Grype as a Second Opinion

Grype brings a second vulnerability database from Anchore:

grype myimage:tag --fail-on high
Grype vulnerability scan in action, matching CVEs against Anchore's vulnerability database

Running both Trivy and Grype catches CVEs that land in one database before the other. Consider a weekly scheduled Grype scan separate from the Trivy commit-gate to balance thoroughness with pipeline speed.

GitHub Actions Integration

Use the official Trivy action in your build-and-scan workflow:

- name: Scan image
  uses: aquasecurity/trivy-action@v0.20.0
  with:
    image-ref: myimage:${{ github.sha }}
    severity: HIGH,CRITICAL
    exit-code: 1
    format: sarif
    output: trivy-results.sarif

- name: Upload results
  uses: github/codeql-action/upload-sarif@v3
  with:
    sarif_file: trivy-results.sarif

This uploads SARIF results to the GitHub Security tab, where security teams see findings next to code scanning alerts.

GitLab CI Integration

For GitLab, run Trivy in a Docker-in-Docker stage:

container_scan:
  stage: test
  image: aquasec/trivy:latest
  script:
    - trivy image --severity HIGH,CRITICAL --exit-code 1 $CI_REGISTRY_IMAGE:$CI_COMMIT_SHA
  artifacts:
    reports:
      container_scanning: trivy-report.json

Results show up in merge request security widgets for review before you merge. For a full production deploy flow that pairs scanning with TLS and routing, see how to set up Docker Compose with Traefik as your production reverse proxy.

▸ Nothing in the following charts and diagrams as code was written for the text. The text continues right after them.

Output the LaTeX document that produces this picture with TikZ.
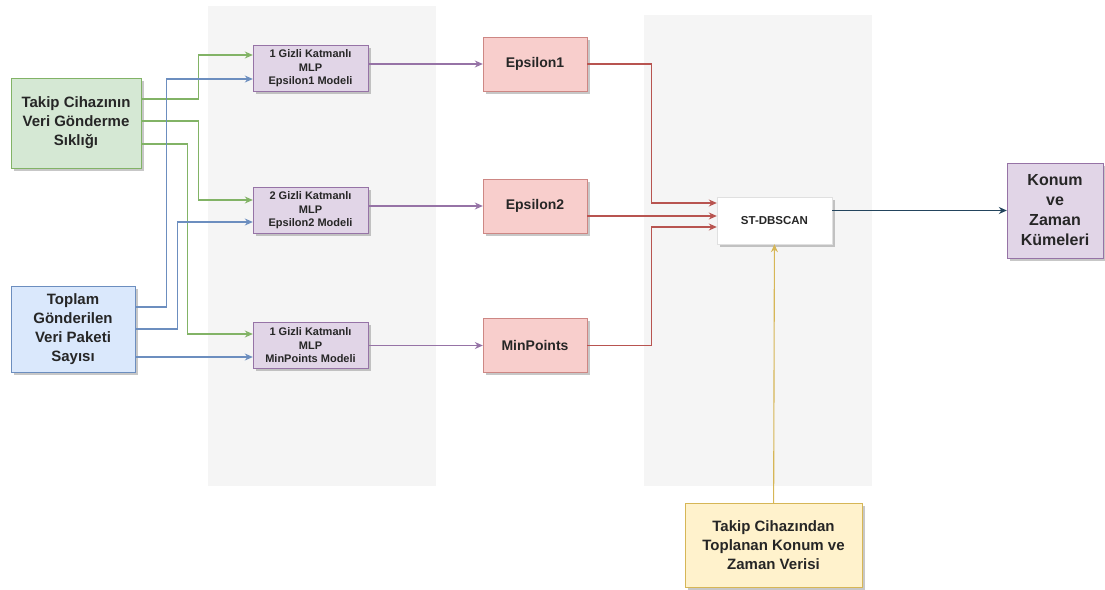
\documentclass[tikz,border=0pt]{standalone}
\usepackage{fontspec}
\setmainfont{Liberation Sans}
\usepackage{tikz}
\usetikzlibrary{arrows.meta,shadows}
\definecolor{grnfill}{HTML}{D5E8D4}\definecolor{grnline}{HTML}{82B366}
\definecolor{bluefill}{HTML}{DAE8FC}\definecolor{blueline}{HTML}{6C8EBF}
\definecolor{purfill}{HTML}{E1D5E7}\definecolor{purline}{HTML}{9673A6}
\definecolor{redfill}{HTML}{F8CECC}\definecolor{redline}{HTML}{B85450}
\definecolor{yelfill}{HTML}{FFF2CC}\definecolor{yelline}{HTML}{D6B656}
\definecolor{darkline}{HTML}{23445D}
\definecolor{panelgray}{HTML}{F5F5F5}
\tikzset{
    box/.style={draw, rectangle, align=center, inner sep=0pt, text=black!85,
        drop shadow={shadow xshift=2.5pt, shadow yshift=-2.5pt, opacity=0.4, fill=black!55}},
    bigtext/.style={font=\fontsize{15}{19}\selectfont\bfseries},
    smalltext/.style={font=\fontsize{11}{13.5}\selectfont\bfseries},
    link/.style={line width=1.1pt, -{Stealth[length=8pt,width=7pt]}},
}

\begin{document}
\begin{tikzpicture}[x=1pt, y=-1pt]
        \useasboundingbox (0,0) rectangle (1105,589);
        % background panels
        \fill[panelgray] (208,6) rectangle (436,486);
        \fill[panelgray] (644,15) rectangle (872,486);

        \node[box, bigtext, fill=grnfill, draw=grnline, minimum width=130pt, minimum height=90pt] (freq) at (76,123) {Takip Cihazının\\Veri Gönderme\\Sıklığı};
        \node[box, bigtext, fill=bluefill, draw=blueline, minimum width=124pt, minimum height=86pt] (total) at (73,329) {Toplam\\Gönderilen\\Veri Paketi\\Sayısı};

        \node[box, smalltext, fill=purfill, draw=purline, minimum width=115pt, minimum height=46pt] (mlpA) at (310.5,68.5) {1 Gizli Katmanlı\\MLP\\Epsilon1 Modeli};
        \node[box, smalltext, fill=purfill, draw=purline, minimum width=115pt, minimum height=46pt] (mlpB) at (310.5,210.5) {2 Gizli Katmanlı\\MLP\\Epsilon2 Modeli};
        \node[box, smalltext, fill=purfill, draw=purline, minimum width=115pt, minimum height=46pt] (mlpC) at (310.5,345.5) {1 Gizli Katmanlı\\MLP\\MinPoints Modeli};

        \node[box, font=\fontsize{14}{17}\selectfont\bfseries, fill=redfill, draw=redline!70, minimum width=104pt, minimum height=54pt] (epsA) at (535,64) {Epsilon1};
        \node[box, font=\fontsize{14}{17}\selectfont\bfseries, fill=redfill, draw=redline!70, minimum width=104pt, minimum height=54pt] (epsB) at (535,206) {Epsilon2};
        \node[box, font=\fontsize{14}{17}\selectfont\bfseries, fill=redfill, draw=redline!70, minimum width=104pt, minimum height=54pt] (minpts) at (535,345.5) {MinPoints};

        \node[box, font=\fontsize{11.5}{14}\selectfont\bfseries, fill=white, draw=black!12, minimum width=115pt, minimum height=47pt] (st) at (774.5,220.5) {ST-DBSCAN};
        \node[box, font=\fontsize{16}{20}\selectfont\bfseries, fill=purfill, draw=purline, minimum width=96pt, minimum height=95pt] (result) at (1055,210.5) {Konum\\ve\\Zaman\\Kümeleri};
        \node[box, bigtext, fill=yelfill, draw=yelline, minimum width=177pt, minimum height=84pt] (src) at (773.5,545) {Takip Cihazından\\Toplanan Konum ve\\Zaman Verisi};

        % inputs to the MLP models
        \draw[link, grnline] ([yshift=24pt]freq.east) -- ++(57,0) |- ([yshift=13.5pt]mlpA.west);
        \draw[link, grnline] ([yshift=2pt]freq.east) -- ++(57,0) |- ([yshift=10.5pt]mlpB.west);
        \draw[link, grnline] ([yshift=-21pt]freq.east) -- ++(46,0) |- ([yshift=11.5pt]mlpC.west);
        \draw[link, blueline] ([yshift=22pt]total.east) -- ++(31,0) |- ([yshift=-10.5pt]mlpA.west);
        \draw[link, blueline] (total.east) -- ++(42,0) |- ([yshift=-11.5pt]mlpB.west);
        \draw[link, blueline] ([yshift=-28pt]total.east) -- ([yshift=-11.5pt]mlpC.west);

        \draw[link, purline] (mlpA.east |- epsA.west) -- (epsA.west);
        \draw[link, purline] (mlpB.east |- epsB.west) -- (epsB.west);
        \draw[link, purline] (mlpC.east |- minpts.west) -- (minpts.west);

        % outputs to ST-DBSCAN
        \draw[link, redline] (epsA.east) -- ++(64,0) |- ([yshift=17.5pt]st.west);
        \coordinate (midB) at ([yshift=-10pt]epsB.east);
        \draw[link, redline] (midB) -- (midB -| st.west);
        \draw[link, redline] (minpts.east) -- ++(64,0) |- ([yshift=-6.5pt]st.west);
        \draw[link, yelline] (src) -- (st);
        \draw[link, darkline] (st.east |- result.west) -- (result.west);
    \end{tikzpicture}
\end{document}
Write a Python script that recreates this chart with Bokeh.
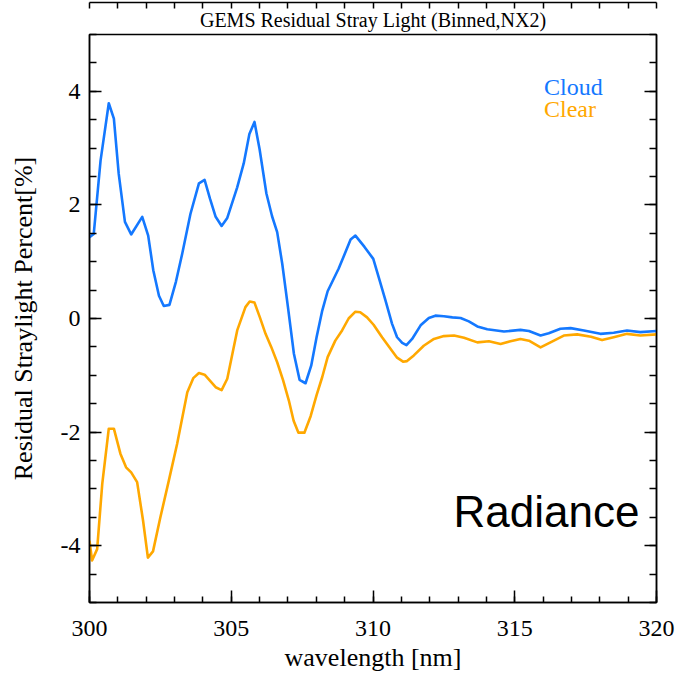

Runtime Scanning with Falco

Static image scanning has a blind spot: it can’t catch attacks that happen at runtime. Falco is an eBPF-based syscall monitor that spots odd outbound connections, new process spawns, and writes to sensitive directories while the container runs. Pairing Falco with static scanning gives you both pre-deploy and runtime coverage.

Putting It All Together

Here is a full hardened Dockerfile for a Node.js API that uses most items on this checklist:

FROM node:20-alpine AS builder
WORKDIR /app
COPY package.json pnpm-lock.yaml ./
RUN corepack enable && pnpm install --frozen-lockfile
COPY . .
RUN pnpm build

FROM gcr.io/distroless/nodejs20-debian12
COPY --from=builder /app/dist /app
COPY --from=builder /app/node_modules /app/node_modules
WORKDIR /app
USER nonroot
EXPOSE 3000
CMD ["server.js"]

And the matching Docker Compose config with runtime hardening:

services:
  api:
    build: .
    read_only: true
    tmpfs:
      - /tmp
    cap_drop:
      - ALL
    cap_add:
      - NET_BIND_SERVICE
    security_opt:
      - no-new-privileges:true
    ports:
      - "3000:3000"

None of these steps need exotic tooling or deep kernel knowledge. Each one is a concrete change to a Dockerfile or a docker run command. Start with the items that pay off most for the least work: non-root user, minimal base image, and a Trivy scan in CI. Work through the rest as your team’s container practices mature. Every new image you ship should be a bit harder to exploit than the last, and this checklist gets you there step by step.